CSW continues to highlight threats to this right, including the situation of religious minorities in many countries around the world. In Egypt, a president elected as an alternative to a member of the former regime by a slim margin and with the assistance of liberal and secular voters is attempting to force through a draft constitution that limits the rights of religious minorities and women. In northern and central Nigeria, the Islamist terrorist group Boko Haram and its offshoots are mounting a deadly campaign aimed at eradicating Christianity utilising tactics that could amount to war crimes, according to the Office of the UN High Commissioner for Human Rights. In Burma, Rohingyas in Rakhine State have been subjected to a systematic campaign of persecution and ethnic cleansing, and religious persecution against the Chin people continues. In Pakistan, the frequency of extremist violence against religious minorities has reached alarming levels, with Shi’as, Ahmadis, Christians and Hindus alike being targeted in premeditated and spontaneous acts of aggression, and the state is not doing enough to address the root causes.

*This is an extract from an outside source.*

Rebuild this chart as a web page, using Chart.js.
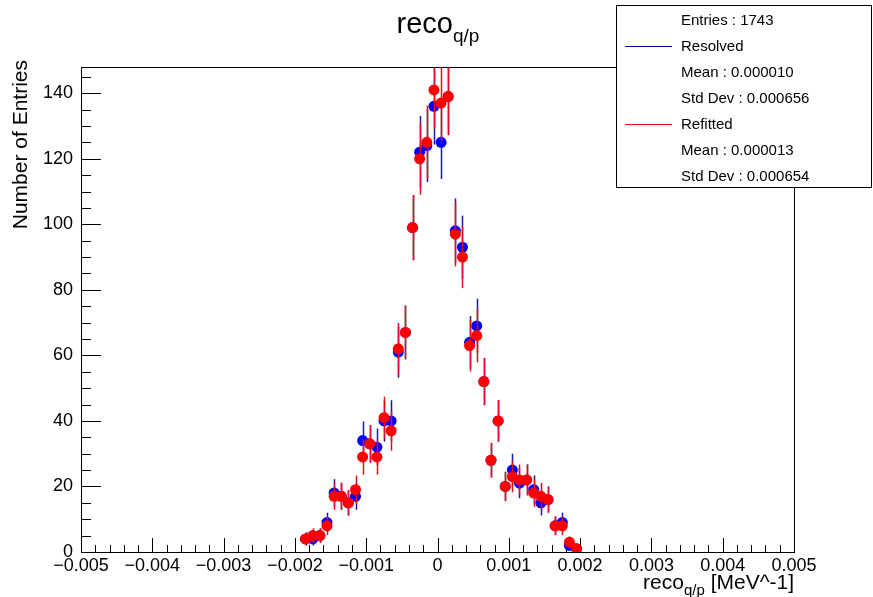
<!DOCTYPE html>
<html>
<head>
<meta charset="utf-8">
<title>reco q/p</title>
<script src="https://cdn.jsdelivr.net/npm/chart.js@4.4.0/dist/chart.umd.min.js"></script>
<style>
  html, body { margin: 0; padding: 0; background: #fff; }
  #c { display: block; }
</style>
</head>
<body>
<canvas id="c" width="873" height="597"></canvas>
<script>
// bin centres (bin width 0.0001 MeV^-1)
const binCenters = [
  -0.00185, -0.00175, -0.00165, -0.00155, -0.00145, -0.00135, -0.00125, -0.00115,
  -0.00105, -0.00095, -0.00085, -0.00075, -0.00065, -0.00055, -0.00045, -0.00035,
  -0.00025, -0.00015, -0.00005, 0.00005, 0.00015, 0.00025, 0.00035, 0.00045,
  0.00055, 0.00065, 0.00075, 0.00085, 0.00095, 0.00105, 0.00115, 0.00125,
  0.00135, 0.00145, 0.00155, 0.00165, 0.00175, 0.00185, 0.00195
];
const resolved = [
  4, 4, 5, 9, 18, 17, 15, 17, 34, 33, 32, 40, 40, 61, 67, 99,
  122, 124, 136, 125, 139, 98, 93, 64, 69, 52, 28, 40, 20, 25, 21, 22,
  19, 15, 16, 8, 9, 2, 1
];
const refitted = [
  4, 5, 5, 8, 17, 17, 15, 19, 29, 33, 29, 41, 37, 62, 67, 99,
  120, 125, 141, 137, 139, 97, 90, 63, 66, 52, 28, 40, 20, 23, 22, 22,
  18, 17, 16, 8, 8, 3, 1
];
const xTicks = [-0.005, -0.004, -0.003, -0.002, -0.001, 0, 0.001, 0.002, 0.003, 0.004, 0.005];
const yTicks = [0, 20, 40, 60, 80, 100, 120, 140];
const entries = 1743;
const resolvedStats = ['0.000010', '0.000656'];
const refittedStats = ['0.000013', '0.000654'];

const FONT = '"Liberation Sans", Arial, Helvetica, sans-serif';

function points(values) {
  return binCenters.map((x, i) => ({ x: x, y: values[i] }));
}

// vertical sqrt(N) error bars, drawn just under each dataset's markers
const errorBars = {
  id: 'errorBars',
  beforeDatasetDraw(chart, args) {
    const ds = chart.data.datasets[args.index];
    const { ctx, chartArea: a, scales: { x, y } } = chart;
    ctx.save();
    ctx.beginPath();
    ctx.rect(a.left, a.top, a.right - a.left, a.bottom - a.top);
    ctx.clip();
    ctx.strokeStyle = ds.barColor;
    ctx.lineWidth = 1.5;
    ds.data.forEach(p => {
      const err = Math.sqrt(p.y);
      const px = Math.round(x.getPixelForValue(p.x)) + 0.5;
      ctx.beginPath();
      ctx.moveTo(px, y.getPixelForValue(p.y - err));
      ctx.lineTo(px, y.getPixelForValue(p.y + err));
      ctx.stroke();
    });
    ctx.restore();
  }
};

// frame and inward ticks
const frame = {
  id: 'frame',
  beforeDatasetsDraw(chart) {
    const { ctx, chartArea: a, scales: { x, y } } = chart;
    ctx.save();
    ctx.strokeStyle = '#000';
    ctx.lineWidth = 1;
    ctx.beginPath();
    // y ticks: major every 20, minor every 5
    for (let v = 0; v <= y.max; v += 5) {
      const py = Math.round(y.getPixelForValue(v)) + 0.5;
      const len = v % 20 === 0 ? 20 : 10;
      ctx.moveTo(a.left, py);
      ctx.lineTo(a.left + len, py);
    }
    // x ticks: major every 0.001, minor every 0.0002
    for (let k = -25; k <= 25; k++) {
      const px = Math.round(x.getPixelForValue(k * 0.0002)) + 0.5;
      const len = k % 5 === 0 ? 14 : 7;
      ctx.moveTo(px, a.bottom);
      ctx.lineTo(px, a.bottom - len);
    }
    ctx.stroke();
    ctx.strokeRect(a.left + 0.5, a.top + 0.5, a.right - a.left, a.bottom - a.top);
    ctx.restore();
  }
};

function drawSubscripted(ctx, parts, x, y, align) {
  // parts: [text, size, dy]
  let total = 0;
  parts.forEach(p => { ctx.font = p[1] + 'px ' + FONT; total += ctx.measureText(p[0]).width; });
  let cx = align === 'right' ? x - total : align === 'center' ? x - total / 2 : x;
  parts.forEach(p => {
    ctx.font = p[1] + 'px ' + FONT;
    ctx.fillText(p[0], cx, y + p[2]);
    cx += ctx.measureText(p[0]).width;
  });
}

// title, axis titles and the statistics box
const decorations = {
  id: 'decorations',
  afterDraw(chart) {
    const { ctx, chartArea: a } = chart;
    ctx.save();
    ctx.fillStyle = '#000';
    ctx.textBaseline = 'alphabetic';
    ctx.textAlign = 'left';

    drawSubscripted(ctx, [['reco', 29, 0], ['q/p', 19, 9]], 438, 33, 'center');
    drawSubscripted(ctx, [['reco', 21, 0], ['q/p', 15, 6], [' [MeV^-1]', 21, 0]], a.right, 589, 'right');

    ctx.translate(27, a.top - 7);
    ctx.rotate(-Math.PI / 2);
    ctx.textAlign = 'right';
    ctx.font = '21px ' + FONT;
    ctx.fillText('Number of Entries', 0, 0);
    ctx.setTransform(1, 0, 0, 1, 0, 0);

    // statistics box
    const bx = 616, by = 5, bw = 256, bh = 182;
    ctx.fillStyle = '#fff';
    ctx.fillRect(bx, by, bw, bh);
    ctx.strokeStyle = '#000';
    ctx.lineWidth = 1;
    ctx.strokeRect(bx + 0.5, by + 0.5, bw - 1, bh);

    const rows = [
      ['Entries : ' + entries, null],
      ['Resolved', '#000090'],
      ['Mean : ' + resolvedStats[0], null],
      ['Std Dev : ' + resolvedStats[1], null],
      ['Refitted', '#ff0000'],
      ['Mean : ' + refittedStats[0], null],
      ['Std Dev : ' + refittedStats[1], null]
    ];
    ctx.font = '15px ' + FONT;
    ctx.textAlign = 'left';
    ctx.textBaseline = 'middle';
    rows.forEach((r, i) => {
      const ry = by + 14.5 + i * 26.1;
      if (r[1]) {
        ctx.strokeStyle = r[1];
        ctx.beginPath();
        ctx.moveTo(625, Math.round(ry) + 0.5);
        ctx.lineTo(672, Math.round(ry) + 0.5);
        ctx.stroke();
      }
      ctx.fillStyle = '#000';
      ctx.fillText(r[0], 681, ry + 1);
    });
    ctx.restore();
  }
};

new Chart(document.getElementById('c'), {
  type: 'scatter',
  data: {
    datasets: [
      {
        label: 'Resolved',
        data: points(resolved),
        backgroundColor: '#0000ff',
        borderWidth: 0,
        pointRadius: 5.5,
        barColor: '#1a1aa8',
        order: 1
      },
      {
        label: 'Refitted',
        data: points(refitted),
        backgroundColor: '#ff0000',
        borderWidth: 0,
        pointRadius: 5.5,
        barColor: '#e0101a',
        order: 0
      }
    ]
  },
  options: {
    responsive: false,
    animation: false,
    layout: { padding: { top: 67, left: 0, right: 79, bottom: 0 } },
    plugins: {
      legend: { display: false },
      title: { display: false },
      tooltip: { enabled: false }
    },
    scales: {
      x: {
        type: 'linear',
        min: -0.005,
        max: 0.005,
        grid: { display: false, drawTicks: false },
        border: { display: false },
        afterBuildTicks: s => { s.ticks = xTicks.map(v => ({ value: v })); },
        afterFit: s => { s.height = 45; },
        ticks: {
          autoSkip: false,
          maxRotation: 0,
          padding: 3,
          color: '#000',
          font: { family: FONT, size: 18 },
          callback: v => v === 0 ? '0' : (v < 0 ? '\u2212' : '') + Math.abs(v).toFixed(3)
        }
      },
      y: {
        min: 0,
        max: 148,
        grid: { display: false, drawTicks: false },
        border: { display: false },
        afterBuildTicks: s => { s.ticks = yTicks.map(v => ({ value: v })); },
        afterFit: s => { s.width = 81; },
        ticks: {
          padding: 8,
          color: '#000',
          font: { family: FONT, size: 18 }
        }
      }
    }
  },
  plugins: [errorBars, frame, decorations]
});
</script>
</body>
</html>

CSW also believes that the most recent report of the UN Special Rapporteur on freedom of religion or belief to the General Assembly (A/67/303), which calls upon states “to consistently respect, protect and promote the human right to freedom of religion or belief in the area of conversion”, creates an opportunity for a global conversation around this neglected area of the right to freedom of religion or belief.
CSW’s Advocacy Director, Andrew Johnston said, “We welcome the increased prominence that the right to freedom of religion or belief is rightfully receiving, and we urge the international community to go much further to ensure that this right is protected for all people around the world.”